I narrow down the color range to a palette of purples, lavenders, yellows and white. I search for flowers that will thrive in some shade, as those are ones I can plant in front. Then I pick small groups of bulbs that will flower in consecutive months.
By the late afternoon when it’s gotten too hot to sit outside, I’m done. The whole garden isn’t planned but I’ve begun.
Only a little more than a month ago, Richard was in the hospital, hooked up to tubes. This wonderful Victorian house and the garden, these concrete material symbols of my commitment to time and place, are deeply intertwined with my marriage to Richard. Before the angiogram and during the days that followed with the bypass surgery and the scary recovery, I knew I couldn’t hold onto Richard too tightly. There is no way for me yet to comprehend a loss as deep and terrible as the death of my husband, a love still fragile and new as the miniature rose I kept trying to save this year. If Richard had not survived the surgery, how could I continue fixing up this house, planting and ordering bulbs?
Designing the garden means I believe we will both be here in the spring.

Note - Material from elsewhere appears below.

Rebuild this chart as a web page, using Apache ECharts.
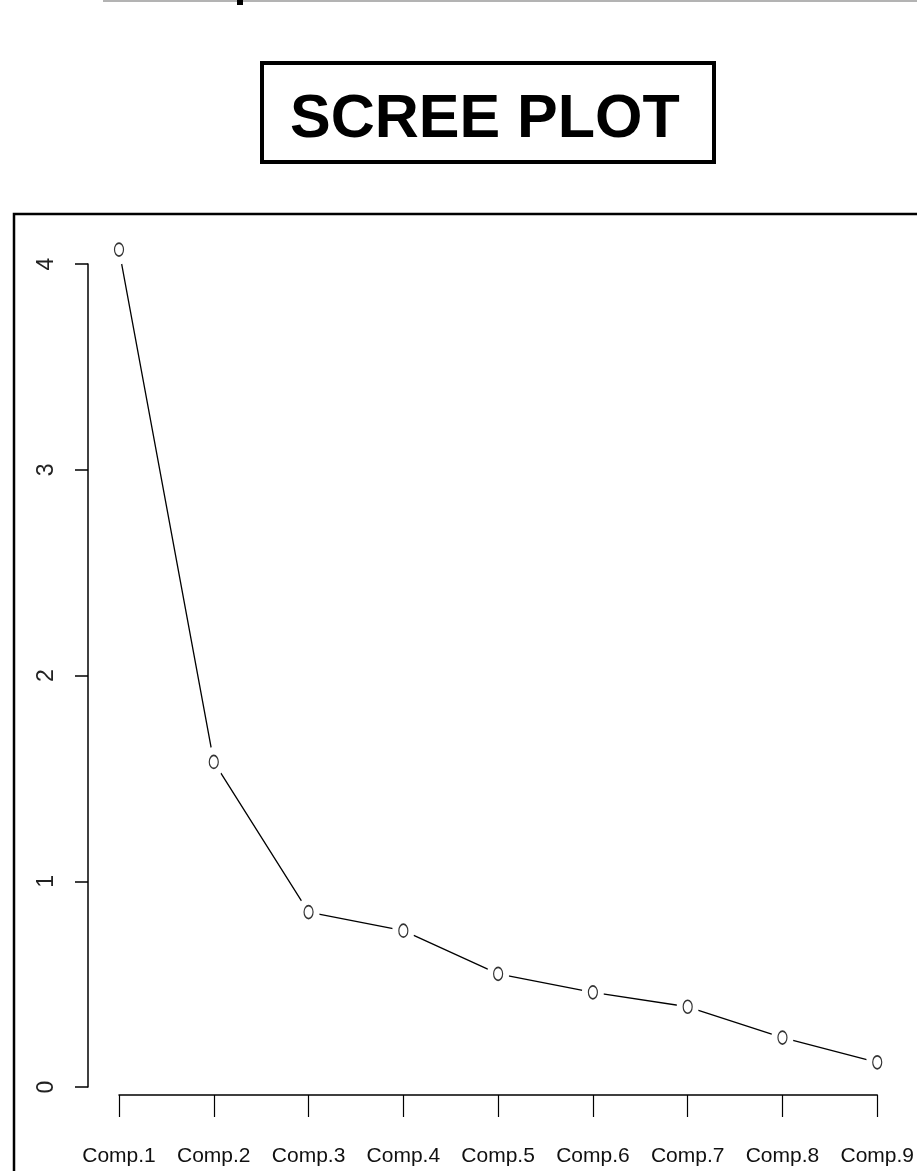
<!DOCTYPE html>
<html>
<head>
<meta charset="utf-8">
<script src="https://cdn.jsdelivr.net/npm/echarts@6/dist/echarts.min.js"></script>
<style>
  html, body { margin: 0; padding: 0; background: #fff; }
  #chart { width: 917px; height: 1171px; }
</style>
</head>
<body>
<div id="chart"></div>
<script>
// ---- data ----
const categories = ['Comp.1', 'Comp.2', 'Comp.3', 'Comp.4', 'Comp.5', 'Comp.6', 'Comp.7', 'Comp.8', 'Comp.9'];
const variances = [4.07, 1.58, 0.85, 0.76, 0.55, 0.46, 0.39, 0.24, 0.12];
const yTicks = [0, 1, 2, 3, 4];
const titleText = 'SCREE PLOT';

const chart = echarts.init(document.getElementById('chart'), null, { renderer: 'canvas' });
const labelFont = '"Liberation Sans", Arial, sans-serif';

chart.setOption({
  backgroundColor: '#ffffff',
  animation: false,
  title: {
    text: titleText,
    left: 285,
    top: 80,
    textStyle: {
      fontFamily: '"Liberation Sans", Arial, sans-serif',
      fontWeight: 'bold',
      fontSize: 61,
      color: '#000',
      lineHeight: 70
    }
  },
  graphic: [
    { type: 'line', shape: { x1: 103, y1: 1, x2: 917, y2: 1 }, style: { stroke: '#b3b3b3', lineWidth: 2 } },
    { type: 'rect', shape: { x: 237, y: 0, width: 6, height: 5 }, style: { fill: '#000' } },
    { type: 'rect', shape: { x: 262, y: 63, width: 452, height: 99 }, style: { fill: 'none', stroke: '#000', lineWidth: 4 } },
    { type: 'rect', shape: { x: 14, y: 214, width: 920, height: 1000 }, style: { fill: 'none', stroke: '#000', lineWidth: 2.5 } }
  ],
  grid: { left: 119, right: 36, top: 264, bottom: 84, containLabel: false },
  xAxis: {
    type: 'category',
    data: categories,
    boundaryGap: false,
    offset: 8,
    axisLine: { show: true, onZero: false, lineStyle: { color: '#000', width: 1.5 } },
    axisTick: { show: true, length: 22, alignWithLabel: true, lineStyle: { color: '#000', width: 1.2 } },
    axisLabel: {
      interval: 0,
      margin: 51,
      fontFamily: labelFont,
      fontSize: 21,
      color: '#111'
    },
    splitLine: { show: false }
  },
  yAxis: {
    type: 'value',
    min: yTicks[0],
    max: yTicks[yTicks.length - 1],
    interval: 1,
    offset: 31,
    axisLine: { show: true, lineStyle: { color: '#000', width: 1.5 } },
    axisTick: { show: true, length: 13, lineStyle: { color: '#000', width: 1.5 } },
    axisLabel: {
      rotate: 90,
      margin: 30,
      fontFamily: labelFont,
      fontSize: 23,
      color: '#222',
      formatter: function (v) { return yTicks.indexOf(v) >= 0 ? String(v) : ''; }
    },
    splitLine: { show: false }
  },
  series: [
    {
      type: 'line',
      data: variances,
      clip: false,
      symbol: 'circle',
      symbolSize: [22, 30],
      itemStyle: { color: '#ffffff', borderWidth: 0 },
      lineStyle: { color: '#000', width: 1.3 },
      z: 2
    },
    {
      type: 'scatter',
      data: variances,
      clip: false,
      symbol: 'circle',
      symbolSize: [9, 13],
      itemStyle: { color: '#ffffff', borderColor: '#000', borderWidth: 1.4 },
      z: 3
    }
  ]
});
</script>
</body>
</html>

Yet the lessons of this summer remain. I now understand that middle age means less certainty and the garden ought to be a lesson in that. The lily that hasn’t bloomed since a week after I planted it in June now has two buds about to open. The miniature rose I feared dead sprouts new leaves almost every day. On the other hand, the cheerful sunflower I imagined growing tall as the one peeking over my fence from the neighbor’s garden quickly withered and died. I don’t have a clue what killed it.
As the child of a career military man, moving nearly every year, I learned the subtle dance of living in a place and always being ready to leave. I learned how to hold on just enough but never too much and not to develop roots. I learned that attachment is a dangerous thing because loss is the one friend I could always count on to be there.
Richard is driving now. The heart-shaped pillow he was given in the hospital is held in place by his seat belt to protect his still-healing chest. I have healed as well. I spent several hours today so absorbed in the garden. I didn’t worry about Richard and his health even once.
Our hundred year-old house is a good reminder that in this transitory world, some things do manage to last. Unlike this house, the spring flowers I hope will grow from bulbs I’ve marked on my order today only bloom for a short time, some a few days or weeks. They remind me that moments of beauty and joy are not to be wasted or overlooked. And that some things are more precious because I know they won’t last.